Through the creation of the means to form the bridge between smart home devices with care, combining remote monitoring with remote assistance, David recognised the opportunity to deliver new and better support to his grandmother and the wider dementia community – 70 per cent of whom are believed to live independently.  

“I was taking my grandmother on walks during the pandemic so I got her a Fitbit, which she loved, but would forget to charge it,” recalls David. 

“And right before the pandemic came, I took her to a seniors’ club and they were they sang a song that neither of us heard in 15 years. She was able to recite all the words verbatim – that’s when I understood the power of music. 

“I got her a radio, but she wouldn’t remember to turn it on.

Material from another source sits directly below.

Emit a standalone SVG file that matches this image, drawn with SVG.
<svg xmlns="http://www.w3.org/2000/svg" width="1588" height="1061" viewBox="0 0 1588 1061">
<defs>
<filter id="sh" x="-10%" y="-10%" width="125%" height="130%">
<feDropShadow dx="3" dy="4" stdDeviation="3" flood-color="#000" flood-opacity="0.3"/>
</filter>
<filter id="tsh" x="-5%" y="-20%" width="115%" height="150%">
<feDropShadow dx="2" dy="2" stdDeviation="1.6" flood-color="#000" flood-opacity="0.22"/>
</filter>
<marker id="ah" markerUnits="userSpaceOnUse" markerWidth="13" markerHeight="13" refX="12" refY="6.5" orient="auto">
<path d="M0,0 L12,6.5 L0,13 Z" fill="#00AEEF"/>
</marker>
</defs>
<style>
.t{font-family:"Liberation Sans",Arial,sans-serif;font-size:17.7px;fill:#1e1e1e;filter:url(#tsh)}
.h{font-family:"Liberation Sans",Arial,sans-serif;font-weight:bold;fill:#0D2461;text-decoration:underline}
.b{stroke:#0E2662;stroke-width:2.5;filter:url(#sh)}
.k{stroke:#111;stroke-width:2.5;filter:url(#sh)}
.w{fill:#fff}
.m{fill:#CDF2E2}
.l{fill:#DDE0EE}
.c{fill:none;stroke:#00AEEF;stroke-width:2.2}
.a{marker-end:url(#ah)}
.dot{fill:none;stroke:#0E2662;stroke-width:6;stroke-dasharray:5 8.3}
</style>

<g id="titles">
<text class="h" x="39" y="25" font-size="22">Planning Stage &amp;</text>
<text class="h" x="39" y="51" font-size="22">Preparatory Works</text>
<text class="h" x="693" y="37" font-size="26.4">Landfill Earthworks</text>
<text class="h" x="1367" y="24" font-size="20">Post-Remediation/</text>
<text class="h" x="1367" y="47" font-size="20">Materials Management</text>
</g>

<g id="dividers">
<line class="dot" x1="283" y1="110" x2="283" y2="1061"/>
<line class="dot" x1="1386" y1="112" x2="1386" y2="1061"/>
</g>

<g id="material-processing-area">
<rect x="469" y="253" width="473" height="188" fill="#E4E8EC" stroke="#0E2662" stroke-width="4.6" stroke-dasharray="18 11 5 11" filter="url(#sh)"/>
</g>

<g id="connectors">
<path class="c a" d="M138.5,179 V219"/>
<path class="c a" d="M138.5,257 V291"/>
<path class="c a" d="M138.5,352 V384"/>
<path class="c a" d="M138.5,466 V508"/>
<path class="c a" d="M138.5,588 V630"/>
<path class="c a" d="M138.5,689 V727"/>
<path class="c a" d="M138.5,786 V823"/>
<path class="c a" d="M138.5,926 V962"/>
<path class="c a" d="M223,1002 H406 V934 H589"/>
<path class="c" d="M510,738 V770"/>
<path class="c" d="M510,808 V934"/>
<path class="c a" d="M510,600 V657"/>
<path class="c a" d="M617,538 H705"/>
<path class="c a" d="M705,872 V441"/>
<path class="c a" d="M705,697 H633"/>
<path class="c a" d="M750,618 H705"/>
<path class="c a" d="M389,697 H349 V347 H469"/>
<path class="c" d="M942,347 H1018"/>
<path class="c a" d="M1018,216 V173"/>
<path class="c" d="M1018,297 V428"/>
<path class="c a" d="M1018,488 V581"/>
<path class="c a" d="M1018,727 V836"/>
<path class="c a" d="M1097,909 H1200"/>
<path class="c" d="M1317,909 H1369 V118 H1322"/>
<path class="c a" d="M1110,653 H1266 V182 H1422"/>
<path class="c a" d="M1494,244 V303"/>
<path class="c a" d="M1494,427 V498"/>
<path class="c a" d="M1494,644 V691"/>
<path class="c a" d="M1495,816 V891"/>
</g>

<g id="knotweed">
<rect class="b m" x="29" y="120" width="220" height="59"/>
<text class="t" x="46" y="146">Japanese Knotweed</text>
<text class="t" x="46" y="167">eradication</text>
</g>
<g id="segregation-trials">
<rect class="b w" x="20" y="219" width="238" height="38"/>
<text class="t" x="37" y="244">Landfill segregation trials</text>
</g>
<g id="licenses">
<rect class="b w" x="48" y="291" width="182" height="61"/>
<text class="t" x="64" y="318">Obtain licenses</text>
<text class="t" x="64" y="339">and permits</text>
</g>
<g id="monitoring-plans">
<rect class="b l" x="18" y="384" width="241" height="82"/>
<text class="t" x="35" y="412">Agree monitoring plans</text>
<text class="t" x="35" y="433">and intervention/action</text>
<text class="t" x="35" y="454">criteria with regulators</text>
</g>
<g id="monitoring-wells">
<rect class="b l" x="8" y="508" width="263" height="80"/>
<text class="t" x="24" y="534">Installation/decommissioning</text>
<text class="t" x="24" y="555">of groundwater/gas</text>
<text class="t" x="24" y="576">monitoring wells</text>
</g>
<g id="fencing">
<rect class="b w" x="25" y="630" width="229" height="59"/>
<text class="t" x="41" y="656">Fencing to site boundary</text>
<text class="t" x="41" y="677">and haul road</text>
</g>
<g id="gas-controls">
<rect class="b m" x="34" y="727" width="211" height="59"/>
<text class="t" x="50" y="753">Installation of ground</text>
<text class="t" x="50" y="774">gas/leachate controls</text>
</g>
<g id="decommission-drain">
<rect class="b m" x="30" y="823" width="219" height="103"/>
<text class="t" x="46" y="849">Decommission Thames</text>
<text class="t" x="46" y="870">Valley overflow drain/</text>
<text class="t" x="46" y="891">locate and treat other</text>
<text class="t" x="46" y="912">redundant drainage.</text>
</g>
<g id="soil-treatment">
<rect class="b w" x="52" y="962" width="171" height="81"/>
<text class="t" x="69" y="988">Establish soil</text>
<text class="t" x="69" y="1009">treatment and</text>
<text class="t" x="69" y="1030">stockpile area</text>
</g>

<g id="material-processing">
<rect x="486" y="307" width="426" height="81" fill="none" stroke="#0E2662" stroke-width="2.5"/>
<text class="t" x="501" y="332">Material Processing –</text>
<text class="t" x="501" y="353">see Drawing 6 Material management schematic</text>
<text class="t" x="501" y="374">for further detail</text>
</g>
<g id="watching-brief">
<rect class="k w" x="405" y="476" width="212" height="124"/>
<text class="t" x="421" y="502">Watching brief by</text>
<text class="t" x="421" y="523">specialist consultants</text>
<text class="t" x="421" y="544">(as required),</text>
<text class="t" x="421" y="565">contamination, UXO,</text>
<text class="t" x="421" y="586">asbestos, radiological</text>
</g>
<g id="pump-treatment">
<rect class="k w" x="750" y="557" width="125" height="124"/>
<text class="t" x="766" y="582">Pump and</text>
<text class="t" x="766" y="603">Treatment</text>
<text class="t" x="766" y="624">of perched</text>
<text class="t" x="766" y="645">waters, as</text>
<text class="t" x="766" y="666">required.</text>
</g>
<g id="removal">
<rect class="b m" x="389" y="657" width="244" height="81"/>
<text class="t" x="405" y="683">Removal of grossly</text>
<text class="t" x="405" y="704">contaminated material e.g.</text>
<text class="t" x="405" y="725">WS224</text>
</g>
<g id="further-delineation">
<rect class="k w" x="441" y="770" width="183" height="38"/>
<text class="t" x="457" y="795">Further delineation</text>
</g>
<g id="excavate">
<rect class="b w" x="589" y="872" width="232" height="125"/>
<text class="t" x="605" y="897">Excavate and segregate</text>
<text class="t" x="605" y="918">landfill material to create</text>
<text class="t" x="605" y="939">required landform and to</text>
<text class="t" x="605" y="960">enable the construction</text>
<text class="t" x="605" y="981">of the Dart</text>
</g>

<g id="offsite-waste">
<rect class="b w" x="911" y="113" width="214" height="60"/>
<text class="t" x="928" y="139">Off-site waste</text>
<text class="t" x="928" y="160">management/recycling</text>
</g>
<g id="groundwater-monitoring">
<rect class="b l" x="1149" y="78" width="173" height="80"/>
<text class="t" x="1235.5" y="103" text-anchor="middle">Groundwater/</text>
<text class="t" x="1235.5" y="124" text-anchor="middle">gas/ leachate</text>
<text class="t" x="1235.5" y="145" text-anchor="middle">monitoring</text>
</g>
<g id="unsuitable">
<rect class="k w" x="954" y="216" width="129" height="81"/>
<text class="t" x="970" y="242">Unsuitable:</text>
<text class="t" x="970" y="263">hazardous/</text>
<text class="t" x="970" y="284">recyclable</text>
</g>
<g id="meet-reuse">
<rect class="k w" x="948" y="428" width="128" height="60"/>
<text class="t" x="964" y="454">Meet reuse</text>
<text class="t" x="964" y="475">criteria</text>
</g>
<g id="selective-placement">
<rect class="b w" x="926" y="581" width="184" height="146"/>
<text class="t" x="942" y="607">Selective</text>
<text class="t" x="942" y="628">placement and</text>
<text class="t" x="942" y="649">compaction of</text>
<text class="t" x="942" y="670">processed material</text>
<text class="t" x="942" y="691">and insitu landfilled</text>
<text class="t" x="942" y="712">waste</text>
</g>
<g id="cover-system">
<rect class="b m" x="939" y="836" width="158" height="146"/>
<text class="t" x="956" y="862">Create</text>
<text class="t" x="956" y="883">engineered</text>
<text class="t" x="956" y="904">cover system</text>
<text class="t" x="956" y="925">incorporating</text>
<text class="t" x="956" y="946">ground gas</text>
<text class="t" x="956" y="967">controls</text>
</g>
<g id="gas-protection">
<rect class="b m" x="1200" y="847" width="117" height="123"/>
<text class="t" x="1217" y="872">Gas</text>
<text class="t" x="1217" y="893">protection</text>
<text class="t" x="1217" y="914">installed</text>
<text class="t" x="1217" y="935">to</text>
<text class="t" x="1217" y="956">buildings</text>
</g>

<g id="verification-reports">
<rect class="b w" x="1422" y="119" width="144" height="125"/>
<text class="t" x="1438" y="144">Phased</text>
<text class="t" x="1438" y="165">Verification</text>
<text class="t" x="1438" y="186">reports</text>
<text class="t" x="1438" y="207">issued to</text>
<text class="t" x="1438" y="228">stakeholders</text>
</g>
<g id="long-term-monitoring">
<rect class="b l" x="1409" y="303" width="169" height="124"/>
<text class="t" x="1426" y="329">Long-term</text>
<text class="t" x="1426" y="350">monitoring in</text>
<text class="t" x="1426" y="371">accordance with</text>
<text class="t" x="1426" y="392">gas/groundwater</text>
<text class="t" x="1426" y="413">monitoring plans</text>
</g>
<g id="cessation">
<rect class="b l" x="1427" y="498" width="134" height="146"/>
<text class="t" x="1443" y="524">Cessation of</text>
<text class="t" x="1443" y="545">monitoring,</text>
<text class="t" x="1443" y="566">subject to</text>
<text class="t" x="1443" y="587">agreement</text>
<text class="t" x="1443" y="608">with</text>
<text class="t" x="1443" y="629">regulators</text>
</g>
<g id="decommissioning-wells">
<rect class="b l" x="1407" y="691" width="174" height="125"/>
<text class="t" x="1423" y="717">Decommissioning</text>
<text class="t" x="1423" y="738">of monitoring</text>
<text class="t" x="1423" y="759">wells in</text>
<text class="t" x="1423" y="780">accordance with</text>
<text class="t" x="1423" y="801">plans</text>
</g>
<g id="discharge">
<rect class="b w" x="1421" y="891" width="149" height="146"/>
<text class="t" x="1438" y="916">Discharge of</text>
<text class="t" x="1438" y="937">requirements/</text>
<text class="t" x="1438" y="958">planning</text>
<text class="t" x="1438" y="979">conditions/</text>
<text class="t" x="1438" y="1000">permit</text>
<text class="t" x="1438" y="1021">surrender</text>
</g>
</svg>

“I think my background in tech made me look at things differently. Rather than try to create a solution starting from scratch, or buying a particular company’s kit, why can’t I use what’s already available?

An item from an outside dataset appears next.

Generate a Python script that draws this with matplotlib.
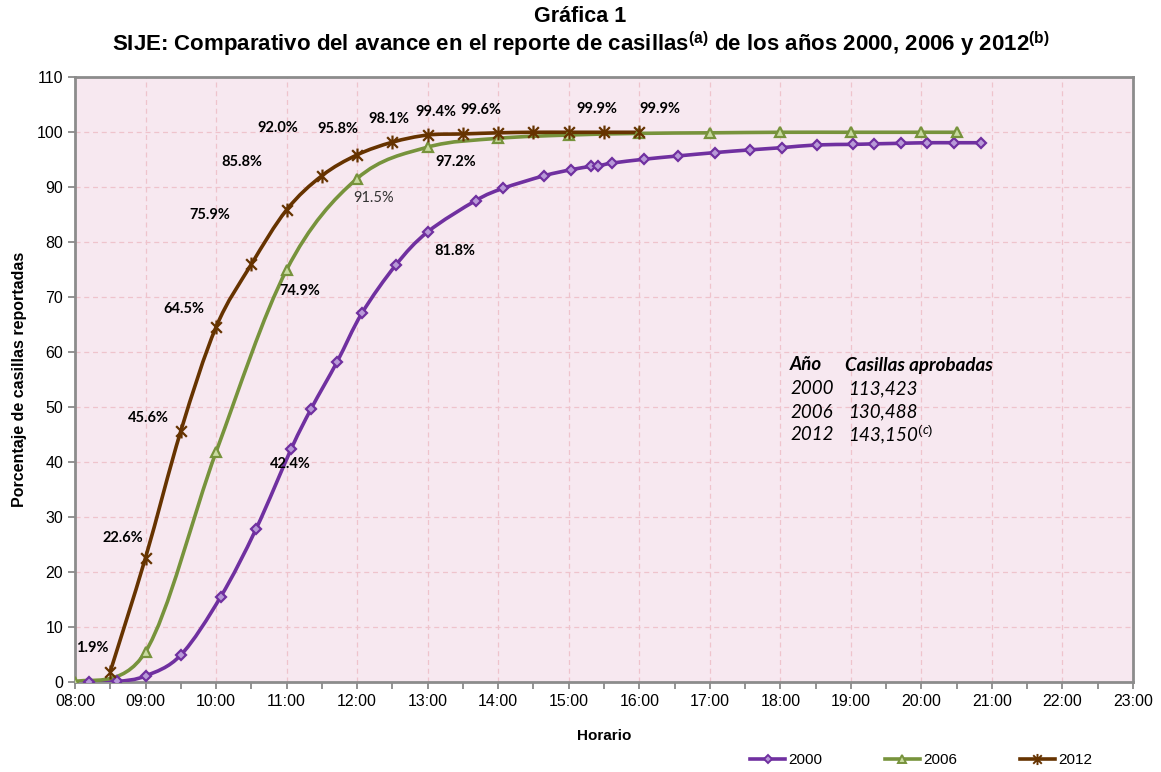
import matplotlib
matplotlib.use("Agg")
import matplotlib.pyplot as plt
import numpy as np
from matplotlib.path import Path
from matplotlib.patches import PathPatch
from matplotlib.lines import Line2D
from matplotlib.ticker import MultipleLocator, FuncFormatter

plt.rcParams['font.family'] = ['Liberation Sans', 'DejaVu Sans']
plt.rcParams['mathtext.fontset'] = 'custom'
plt.rcParams['mathtext.rm'] = 'Liberation Sans'
plt.rcParams['mathtext.bf'] = 'Liberation Sans:bold'
plt.rcParams['mathtext.it'] = 'Lato:italic'

# ---------------- data ----------------
# times in minutes after 00:00
t2000 = [492, 516, 540, 570, 604, 634, 664, 681, 703, 724, 753, 780, 821, 844, 879,
         902, 919, 925, 937, 964, 993, 1024, 1054, 1081, 1111, 1142, 1160, 1183,
         1205, 1228, 1251]
v2000 = [0.0, 0.1, 1.1, 4.9, 15.5, 27.8, 42.4, 49.7, 58.2, 67.0, 75.8, 81.8, 87.5,
         89.7, 92.0, 93.1, 93.7, 93.8, 94.3, 95.0, 95.6, 96.2, 96.7, 97.1, 97.6,
         97.7, 97.8, 97.9, 98.0, 98.0, 98.0]

t2006 = [480, 540, 600, 660, 720, 780, 840, 900, 960, 1020, 1080, 1140, 1200, 1230]
v2006 = [0.0, 5.5, 41.8, 74.9, 91.5, 97.2, 98.8, 99.4, 99.7, 99.8, 99.9, 99.9, 99.9, 99.9]

t2012 = [510, 540, 570, 600, 630, 660, 690, 720, 750, 780, 810, 840, 870, 900, 930, 960]
v2012 = [1.9, 22.6, 45.6, 64.5, 75.9, 85.8, 92.0, 95.8, 98.1, 99.4, 99.6, 99.8,
         99.9, 99.9, 99.9, 99.9]

series_names = ['2000', '2006', '2012']

# labels: (series, index, text, dx_px, dy_px, bold)
labels = [
    ('2012', 0, '1.9%', -18, 24, True),
    ('2012', 1, '22.6%', -23, 20, True),
    ('2012', 2, '45.6%', -32, 13, True),
    ('2012', 3, '64.5%', -32, 18, True),
    ('2012', 4, '75.9%', -42, 49, True),
    ('2012', 5, '85.8%', -45, 48, True),
    ('2012', 6, '92.0%', -44, 48, True),
    ('2012', 7, '95.8%', -19, 26, True),
    ('2012', 8, '98.1%', -4, 23, True),
    ('2012', 9, '99.4%', 8, 23, True),
    ('2012', 10, '99.6%', 18, 24, True),
    ('2012', 14, '99.9%', -7, 23, True),
    ('2012', 15, '99.9%', 21, 23, True),
    ('2006', 3, '74.9%', 13, -21, True),
    ('2006', 4, '91.5%', 16, -19, False),
    ('2006', 5, '97.2%', 28, -15, True),
    ('2000', 6, '42.4%', -1, -15, True),
    ('2000', 11, '81.8%', 27, -19, True),
]

table_rows = [('Año', 'Casillas aprobadas'),
              ('2000', '113,423'),
              ('2006', '130,488'),
              ('2012', '143,150')]

# ---------------- style ----------------
colors = {'2000': '#7030A0', '2006': '#77933C', '2012': '#663300'}
faces = {'2000': '#B89AD8', '2006': '#C9DBA0', '2012': '#663300'}

star = Path([(-1, -1), (1, 1), (-1, 1), (1, -1), (0, -1.3), (0, 1.3)],
            [Path.MOVETO, Path.LINETO, Path.MOVETO, Path.LINETO, Path.MOVETO, Path.LINETO])
markers = {'2000': 'D', '2006': '^', '2012': star}
msizes = {'2000': 5.5, '2006': 7, '2012': 10}

data = {'2000': (np.array(t2000) / 60.0, np.array(v2000)),
        '2006': (np.array(t2006) / 60.0, np.array(v2006)),
        '2012': (np.array(t2012) / 60.0, np.array(v2012))}

fig = plt.figure(figsize=(11.61, 7.72), dpi=100)
ax = fig.add_axes([75 / 1161, 1 - 682 / 772, (1133 - 75) / 1161, (682 - 76.7) / 772])
ax.set_facecolor('#F7E8F0')


def smooth_path(x, y):
    pts = np.column_stack([x, y])
    n = len(pts)
    verts = [pts[0]]
    codes = [Path.MOVETO]
    for i in range(n - 1):
        p0 = pts[i - 1] if i > 0 else pts[i]
        p1 = pts[i]
        p2 = pts[i + 1]
        p3 = pts[i + 2] if i + 2 < n else pts[i + 1]
        c1 = p1 + (p2 - p0) / 6.0
        c2 = p2 - (p3 - p1) / 6.0
        verts += [c1, c2, p2]
        codes += [Path.CURVE4] * 3
    return Path(verts, codes)


for name in series_names:
    x, y = data[name]
    patch = PathPatch(smooth_path(x, y), facecolor='none', edgecolor=colors[name],
                      lw=2.6, zorder=3, capstyle='round', joinstyle='round')
    ax.add_patch(patch)
    ax.plot(x, y, linestyle='none', marker=markers[name], ms=msizes[name],
            mfc=faces[name], mec=colors[name], mew=1.6, zorder=4)

for name, idx, txt, dx, dy, bold in labels:
    x, y = data[name]
    ax.annotate(txt, (x[idx], y[idx]), xytext=(dx * 0.72, dy * 0.72),
                textcoords='offset points', ha='center', va='center',
                fontsize=10.5, fontweight='bold' if bold else 'normal',
                family=['Lato', 'DejaVu Sans'], color='#000000' if bold else '#333333',
                zorder=5)

# table text
tx0, tx1 = (790 - 75) / 1058, (845 - 75) / 1058
tys = [(682 - 365) / 605.3, (682 - 389) / 605.3, (682 - 412) / 605.3, (682 - 435) / 605.3]
for i, (a, b) in enumerate(table_rows):
    wt = 'bold' if i == 0 else 'normal'
    ax.text(tx0, tys[i], a, transform=ax.transAxes, ha='left', va='center',
            fontsize=13.5, style='italic', fontweight=wt, family=['Lato', 'DejaVu Sans'])
    s = b if i < 3 else b + r'$^{(c)}$'
    ax.text(tx1 + (0 if i == 0 else 0.003), tys[i], s, transform=ax.transAxes, ha='left',
            va='center', fontsize=13.5, style='italic', fontweight=wt,
            family=['Lato', 'DejaVu Sans'])

ax.set_xlim(8, 23)
ax.set_ylim(0, 110)
ax.xaxis.set_major_locator(MultipleLocator(1))
ax.xaxis.set_minor_locator(MultipleLocator(0.5))
ax.xaxis.set_major_formatter(FuncFormatter(lambda v, p: f"{int(round(v)):02d}:00"))
ax.yaxis.set_major_locator(MultipleLocator(10))
ax.tick_params(axis='both', which='both', direction='out', color='#808080', width=1.2,
               labelsize=11.5)
ax.tick_params(axis='both', which='major', length=5)
ax.tick_params(axis='x', which='minor', length=5)
ax.tick_params(axis='x', pad=4)
ax.grid(True, which='major', color='#EFC3CC', linestyle=(0, (4, 3)), lw=0.9)
ax.set_axisbelow(True)
for sp in ax.spines.values():
    sp.set_color('#8C8C8C')
    sp.set_linewidth(2)

ax.set_xlabel('Horario', fontsize=11, fontweight='bold', labelpad=14)
ax.set_ylabel('Porcentaje de casillas reportadas', fontsize=11.5, fontweight='bold',
              labelpad=7)

fig.text(0.5, 1 - 16 / 772, 'Gráfica 1', ha='center', va='center', fontsize=15.5,
         fontweight='bold')
fig.text(0.5, 1 - 44 / 772,
         r'SIJE: Comparativo del avance en el reporte de casillas$^{\mathbf{(a)}}$ de los años 2000, 2006 y 2012$^{\mathbf{(b)}}$',
         ha='center', va='center', fontsize=16, fontweight='bold')

handles = [Line2D([], [], color=colors[n], lw=2.6, marker=markers[n], ms=msizes[n] * 0.8,
                  mfc=faces[n], mec=colors[n], mew=1.4) for n in series_names]
fig.legend(handles, series_names, loc='center', bbox_to_anchor=(921 / 1161, 1 - 760 / 772),
           ncol=3, frameon=False, fontsize=11, handlelength=2.3, columnspacing=4.1,
           handletextpad=0.2)

fig.savefig('out.png', dpi=100)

“So I realised, that through getting her an Alexa, I could programme music to come on for her in the morning, I can make up a special playlist of her favourite songs. 

“I also found a way to create an Alexa Skill specifically for her, to give step by step instructions to charge her Fitbit. 

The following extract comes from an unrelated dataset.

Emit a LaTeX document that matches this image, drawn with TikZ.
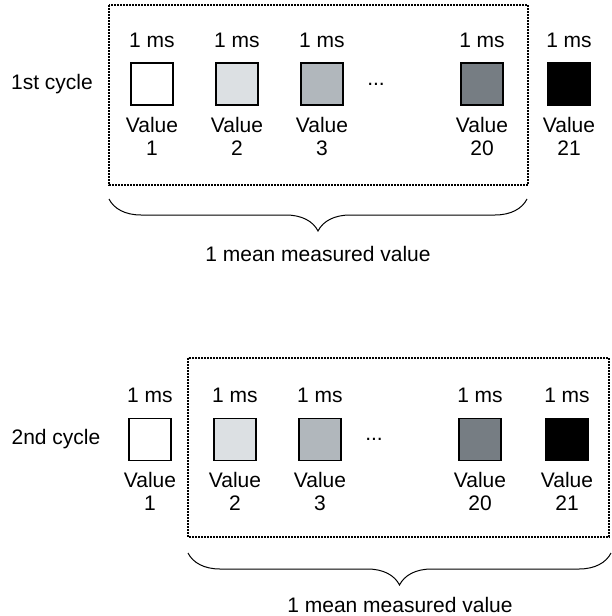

“I programmed it to come on every night at 8 o’clock. It would ask if she was wearing her watch, tell her where it would be if she wasn’t (in her coat pocket), give her time to find it, and then give instructions on how to connect the charger.”

Through devising a way to automate reminders for basic tasks, David began to see a strong response from his grandmother. 

“After about two weeks, I came into her room and the watch was on her charger – it wasn’t 8 o’clock yet,” says David. 

“Unbeknown to me, I had conducted cognitive rehabilitation therapy, which the academics tell me happens when you give someone a repeated instruction so they can learn new skills, even though they have cognitive issues. 

“I thought that was really interesting, and wondered what else could this do.”

And from there, GG Care created the means for an Alexa to become a ‘virtual dementia care companion’, with other commonplace tech also playing a vital role in enabling people to remain socially connected through interactive engagement, while their families and carers can monitor their wellness remotely. 

As well as delivering new levels of independence, its value among medical and care teams is also significant. 

“When I take my grandmother to the doctor, they love it because I could give them actual data about her sleeping patterns or activity or the steps she takes in a day – this is really valuable information to show how a person lives, as they can’t always rely on the information they give themselves,” says David. 

“And it’s all done via technology people are familiar with, they trust the findings, they know they’re accurate. So that’s really important.”

The redefinition of the role of smart home tech as being at the heart of dementia care is of huge significance in realising its potential, he says. 

“It is our belief that the devices to help people live independently with dementia already exist and you can buy them on Amazon. You can get them delivered the next day,” says David. 

“I’m not even sure if the manufacturers themselves know the use they could have. 

“When you think of a motion sensor, often you think of a busy yuppy who wants to come home and their lights automatically come on. 

“But what we want is to help people think of the role they have in helping a person with dementia just go to the bathroom at night without tripping over something, because the motion sensor has allowed them to see.”

From the initial prototype proving its efficacy, GG Care launched to the world a year ago, with more than 300 registered users to date and pilot trials ongoing to refine and develop its offering even further. 

“The feedback through the pilot is so important to make sure that you’re doing the right thing, the things that people want and need, and that it’s not just specifically around my unique circumstances as an only grandchild looking after my grandmother,” says David. 

“We want to be making sure it’s widely acceptable for everybody to use. We’re having regular conversations about what they liked, what they didn’t like, what we could make better – this will really help us to improve the product itself and make it even more important in creating a new kind of dementia care.”